I’m finetuning a RobertaForSequenceClassification model. For this model, what does model.eval() do? Does it only deactivate the dropout layers?

In other words, are the following two snippets functionally equivalent?

Snippet A:

from transformers import AutoModelForSequenceClassification
model_name = "roberta-base"
model = AutoModelForSequenceClassification.from_pretrained(model_name, num_labels=1)
model.eval()

Snippet B:

from transformers import AutoModelForSequenceClassification, AutoConfig
model_name = "roberta-base"
config = AutoConfig.from_pretrained(model_name, hidden_dropout_prob=0.0, attention_probs_dropout_prob=0.0, num_labels=1)
model = AutoModelForSequenceClassification.from_pretrained(model_name, config=config)
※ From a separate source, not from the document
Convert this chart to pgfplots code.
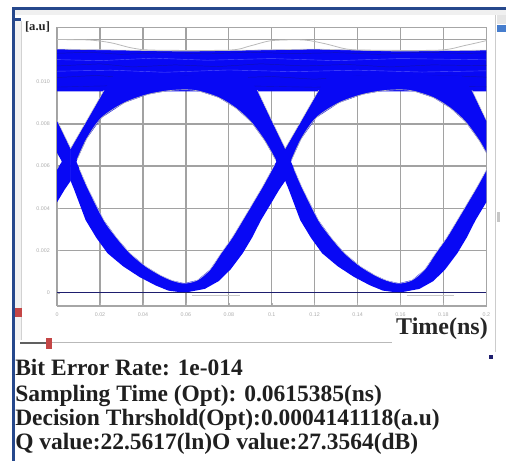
\documentclass[border=0pt]{standalone}
\usepackage{pgfplots}
\pgfplotsset{compat=1.18}
\usepackage{fontspec}
\setmainfont{Liberation Serif}
\newfontfamily\tickfont{Liberation Sans}
\definecolor{eyeblue}{RGB}{8,8,245}
\definecolor{navy}{RGB}{30,30,110}
\definecolor{streak}{RGB}{20,20,150}
\definecolor{winblue}{RGB}{38,72,140}
\definecolor{knob}{RGB}{196,70,70}
\definecolor{sbblue}{RGB}{70,125,205}
\definecolor{gridc}{RGB}{162,162,162}
\begin{document}
\begin{tikzpicture}
\begin{scope}[x=0.75pt,y=-0.75pt]
 \fill[gray!12] (15,10) rectangle (506,15);
 \fill[winblue] (12,7) rectangle (506,10);
 \fill[winblue] (12,7) rectangle (15,461);
 \fill[winblue] (15,17.5) rectangle (21,20.5);
 \fill[gray!10] (15,21) rectangle (21,340);
 \draw[gray!35, line width=0.5pt] (21,21) -- (21,340);
 \fill[knob] (15,308) rectangle (22,317);
 \draw[gray!55, line width=0.75pt] (20,342.5) -- (392,342.5);
 \draw[gray!75!black, line width=1.5pt] (20,342.5) -- (47,342.5);
 \fill[knob] (46,338) rectangle (52,349);
 \draw[gray!40, line width=0.75pt] (495,15) -- (495,352);
 \fill[gray!20] (497,15) rectangle (506,24);
 \fill[sbblue] (497,25) rectangle (506,32);
 \fill[gray!45] (497,212) rectangle (500,222);
 \fill[navy] (489,355) rectangle (493,359);
\end{scope}
\begin{axis}[
  at={(42.825pt,-229.5pt)}, anchor=south west,
  width=321.9pt, height=209pt, scale only axis,
  xmin=0, xmax=0.2, ymin=-0.63, ymax=12.58,
  xtick={0,0.02,0.04,0.06,0.08,0.1,0.12,0.14,0.16,0.18,0.2},
  xticklabels={0,0.02,0.04,0.06,0.08,0.1,0.12,0.14,0.16,0.18,0.2},
  ytick={0,2,4,6,8,10,12},
  yticklabels={0,0.002,0.004,0.006,0.008,0.010,{}},
  xmajorgrids=true, ymajorgrids=true,
  major grid style={draw=gridc, line width=1pt},
  axis line style={draw=gray!70, line width=0.9pt},
  tick align=inside, tick pos=left, major tick length=2pt, tick style={gray!60},
  ticklabel style={font=\tickfont\fontsize{4}{4}\selectfont, text=gray!65},
  xticklabel shift=1.2pt, yticklabel shift=2pt,
]
% top band (level 1)
\addplot[fill=eyeblue, draw=none] coordinates {(0,9.55)(0.2,9.55)(0.2,11.5)(0.16,11.45)(0.12,11.55)(0.09,11.5)(0.06,11.45)(0.03,11.5)(0,11.55)};
\addplot[streak, line width=0.35pt, opacity=0.7] coordinates {(0,11.35)(0.015,11.4)(0.03,11.3)(0.05,11.38)(0.07,11.32)(0.09,11.4)(0.11,11.33)(0.13,11.38)(0.15,11.3)(0.17,11.4)(0.19,11.34)(0.2,11.37)};
\addplot[streak, line width=0.35pt, opacity=0.7] coordinates {(0,10.75)(0.02,10.85)(0.035,10.7)(0.055,10.8)(0.075,10.72)(0.095,10.85)(0.115,10.75)(0.135,10.82)(0.155,10.7)(0.175,10.8)(0.2,10.76)};
\addplot[streak, line width=0.35pt, opacity=0.7] coordinates {(0,10.2)(0.018,10.3)(0.04,10.15)(0.06,10.28)(0.08,10.18)(0.1,10.25)(0.12,10.12)(0.14,10.28)(0.16,10.2)(0.18,10.3)(0.2,10.22)};
\addplot[streak, line width=0.3pt, opacity=0.6] coordinates {(0,9.75)(0.03,9.82)(0.06,9.72)(0.09,9.8)(0.12,9.74)(0.15,9.82)(0.2,9.76)};
\addplot[blue!45!white, line width=0.3pt, opacity=0.6] coordinates {(0,11.05)(0.02,11.0)(0.045,11.12)(0.07,11.02)(0.1,11.1)(0.13,11.0)(0.16,11.1)(0.2,11.04)};
\addplot[blue!45!white, line width=0.3pt, opacity=0.6] coordinates {(0,10.5)(0.025,10.55)(0.05,10.45)(0.08,10.56)(0.11,10.48)(0.14,10.55)(0.17,10.46)(0.2,10.52)};
% upper arcs (rising and falling arms above the crossings)
\addplot[fill=eyeblue, draw=none] coordinates {(-0.0937,6.84)(-0.0859,8.2)(-0.0781,9.6)(-0.0737,10.3)(-0.0117,10.3)(-0.0067,9.6)(-0.0002,8.2)(0.0063,6.84)(0.0063,5.3)(0.0018,6.3)(-0.0032,7.2)(-0.0097,8.1)(-0.0167,8.75)(-0.0247,9.25)(-0.0337,9.55)(-0.0397,9.62)(-0.0477,9.58)(-0.0577,9.4)(-0.0687,9.0)(-0.0792,8.3)(-0.0862,7.3)(-0.0907,6.3)(-0.0937,5.3)};
\addplot[fill=eyeblue, draw=none] coordinates {(0.0063,6.84)(0.0141,8.2)(0.0219,9.6)(0.0263,10.3)(0.0883,10.3)(0.0933,9.6)(0.0998,8.2)(0.1063,6.84)(0.1063,5.3)(0.1018,6.3)(0.0968,7.2)(0.0903,8.1)(0.0833,8.75)(0.0753,9.25)(0.0663,9.55)(0.0603,9.62)(0.0523,9.58)(0.0423,9.4)(0.0313,9.0)(0.0208,8.3)(0.0138,7.3)(0.0093,6.3)(0.0063,5.3)};
\addplot[fill=eyeblue, draw=none] coordinates {(0.1063,6.84)(0.1141,8.2)(0.1219,9.6)(0.1263,10.3)(0.1883,10.3)(0.1933,9.6)(0.1998,8.2)(0.2063,6.84)(0.2063,5.3)(0.2018,6.3)(0.1968,7.2)(0.1903,8.1)(0.1833,8.75)(0.1753,9.25)(0.1663,9.55)(0.1603,9.62)(0.1523,9.58)(0.1423,9.4)(0.1313,9.0)(0.1208,8.3)(0.1138,7.3)(0.1093,6.3)(0.1063,5.3)};
% lower U shapes (arms down to the zero level)
\addplot[fill=eyeblue, draw=none] coordinates {(-0.0937,6.84)(-0.0897,5.9)(-0.0859,5.0)(-0.0782,3.44)(-0.0722,2.6)(-0.0660,1.87)(-0.0587,1.25)(-0.0517,0.82)(-0.0464,0.58)(-0.0407,0.45)(-0.0346,0.6)(-0.0287,1.1)(-0.0236,1.87)(-0.0185,2.6)(-0.0135,3.44)(-0.0044,5.0)(0.0015,6.1)(0.0063,6.84)(0.0063,5.3)(0.0036,4.9)(-0.0050,3.44)(-0.0092,2.6)(-0.0135,1.87)(-0.0192,1.1)(-0.0247,0.55)(-0.0312,0.18)(-0.0407,0.0)(-0.0482,0.1)(-0.0542,0.35)(-0.0617,0.75)(-0.0692,1.25)(-0.0765,1.87)(-0.0817,2.6)(-0.0867,3.44)(-0.0921,4.9)(-0.0937,5.3)};
\addplot[fill=eyeblue, draw=none] coordinates {(0.0063,6.84)(0.0103,5.9)(0.0141,5.0)(0.0218,3.44)(0.0278,2.6)(0.0340,1.87)(0.0413,1.25)(0.0483,0.82)(0.0536,0.58)(0.0593,0.45)(0.0654,0.6)(0.0713,1.1)(0.0764,1.87)(0.0815,2.6)(0.0865,3.44)(0.0956,5.0)(0.1015,6.1)(0.1063,6.84)(0.1063,5.3)(0.1036,4.9)(0.0950,3.44)(0.0908,2.6)(0.0865,1.87)(0.0808,1.1)(0.0753,0.55)(0.0688,0.18)(0.0593,0.0)(0.0518,0.1)(0.0458,0.35)(0.0383,0.75)(0.0308,1.25)(0.0235,1.87)(0.0183,2.6)(0.0133,3.44)(0.0079,4.9)(0.0063,5.3)};
\addplot[fill=eyeblue, draw=none] coordinates {(0.1063,6.84)(0.1103,5.9)(0.1141,5.0)(0.1218,3.44)(0.1278,2.6)(0.1340,1.87)(0.1413,1.25)(0.1483,0.82)(0.1536,0.58)(0.1593,0.45)(0.1654,0.6)(0.1713,1.1)(0.1764,1.87)(0.1815,2.6)(0.1865,3.44)(0.1956,5.0)(0.2015,6.1)(0.2063,6.84)(0.2063,5.3)(0.2036,4.9)(0.1950,3.44)(0.1908,2.6)(0.1865,1.87)(0.1808,1.1)(0.1753,0.55)(0.1688,0.18)(0.1593,0.0)(0.1518,0.1)(0.1458,0.35)(0.1383,0.75)(0.1308,1.25)(0.1235,1.87)(0.1183,2.6)(0.1133,3.44)(0.1079,4.9)(0.1063,5.3)};
% gray outlier traces along the eye edges
\addplot[gray!55, line width=0.5pt, smooth] coordinates {(0.1018,6.3)(0.0968,7.2)(0.0903,8.1)(0.0833,8.75)(0.0753,9.25)(0.0663,9.55)(0.0603,9.62)(0.0523,9.58)(0.0423,9.4)(0.0313,9.0)(0.0208,8.3)(0.0138,7.3)(0.0093,6.3)};
\addplot[gray!55, line width=0.5pt, smooth] coordinates {(0.2018,6.3)(0.1968,7.2)(0.1903,8.1)(0.1833,8.75)(0.1753,9.25)(0.1663,9.55)(0.1603,9.62)(0.1523,9.58)(0.1423,9.4)(0.1313,9.0)(0.1208,8.3)(0.1138,7.3)(0.1093,6.3)};
\addplot[gray!45, line width=0.4pt] coordinates {(-0.0067,9.6)(0.0063,6.84)(0.0219,9.6)};
\addplot[gray!45, line width=0.4pt] coordinates {(0.0933,9.6)(0.1063,6.84)(0.1219,9.6)};
\addplot[gray!45, line width=0.4pt] coordinates {(0.1933,9.6)(0.2063,6.84)};
\addplot[gray!35, line width=0.4pt, smooth] coordinates {(0.0103,5.9)(0.0141,5.0)(0.0218,3.44)(0.0278,2.6)(0.0340,1.87)(0.0413,1.25)(0.0483,0.82)(0.0536,0.58)(0.0593,0.45)(0.0654,0.6)(0.0713,1.1)(0.0764,1.87)(0.0815,2.6)(0.0865,3.44)(0.0956,5.0)(0.1015,6.1)};
\addplot[gray!35, line width=0.4pt, smooth] coordinates {(0.1103,5.9)(0.1141,5.0)(0.1218,3.44)(0.1278,2.6)(0.1340,1.87)(0.1413,1.25)(0.1483,0.82)(0.1536,0.58)(0.1593,0.45)(0.1654,0.6)(0.1713,1.1)(0.1764,1.87)(0.1815,2.6)(0.1865,3.44)(0.1956,5.0)(0.2015,6.1)};
\addplot[gray!45, line width=0.45pt] coordinates {(0,11.55)(0.03,11.5)(0.06,11.45)(0.09,11.5)(0.12,11.55)(0.16,11.45)(0.2,11.5)};
\addplot[gray!55, line width=0.6pt, smooth] coordinates {(0,12.0)(0.015,11.98)(0.025,11.85)(0.035,11.6)(0.045,11.5)(0.08,11.5)(0.09,11.7)(0.1,11.95)(0.115,11.98)(0.125,11.8)(0.135,11.55)(0.145,11.5)(0.178,11.5)(0.19,11.72)(0.2,11.95)};
% zero level
\addplot[gray!45, line width=0.5pt] coordinates {(0.063,-0.14)(0.085,-0.14)};
\addplot[gray!45, line width=0.5pt] coordinates {(0.163,-0.14)(0.185,-0.14)};
\addplot[navy, line width=1.1pt] coordinates {(0,0)(0.2,0)};
\end{axis}
\begin{scope}[x=0.75pt,y=-0.75pt]
 \node[font=\bfseries\fontsize{9.5}{9.5}\selectfont, text=black!85] at (37.5,27) {[a.u]};
 \node[anchor=base east, inner sep=0pt, font=\bfseries\fontsize{18}{18}\selectfont, text=black!85] at (488,334) {Time(ns)};
 \node[anchor=base west, inner sep=0pt, font=\bfseries\fontsize{17.6}{18}\selectfont, text=black!88] at (15,375.7) {Bit Error Rate: 1e-014};
 \node[anchor=base west, inner sep=0pt, font=\bfseries\fontsize{17.6}{18}\selectfont, text=black!88] at (15,401) {Sampling Time (Opt): 0.0615385(ns)};
 \node[anchor=base west, inner sep=0pt, font=\bfseries\fontsize{17.6}{18}\selectfont, text=black!88] at (15,425.3) {Decision Thrshold(Opt):0.0004141118(a.u)};
 \node[anchor=base west, inner sep=0pt, font=\bfseries\fontsize{17.6}{18}\selectfont, text=black!88] at (15,449.5) {Q value:22.5617(ln)O value:27.3564(dB)};
 \pgfresetboundingbox
 \path[use as bounding box] (0,0) rectangle (506,461);
\end{scope}
\end{tikzpicture}
\end{document}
The reason I’m asking the question is that when training RobertaForSequenceClassification (with the default config) on my data, I found that training with model.train() doesn’t converge, but training with model.eval() does (all other things being the same). I thought the only difference is that model.eval() deactivates the Dropout layers in roberta, since there are no BatchNorm layers etc.

So I tried to manually set the hidden_dropout_prob=0.0, attention_probs_dropout_prob=0.0 as in Snippet B, and train with model.train(). However, this still doesn’t converge. This means Snippet B isn’t equivalent to Snippet A – what might be wrong here?

Thanks in advance for any help!

1 Like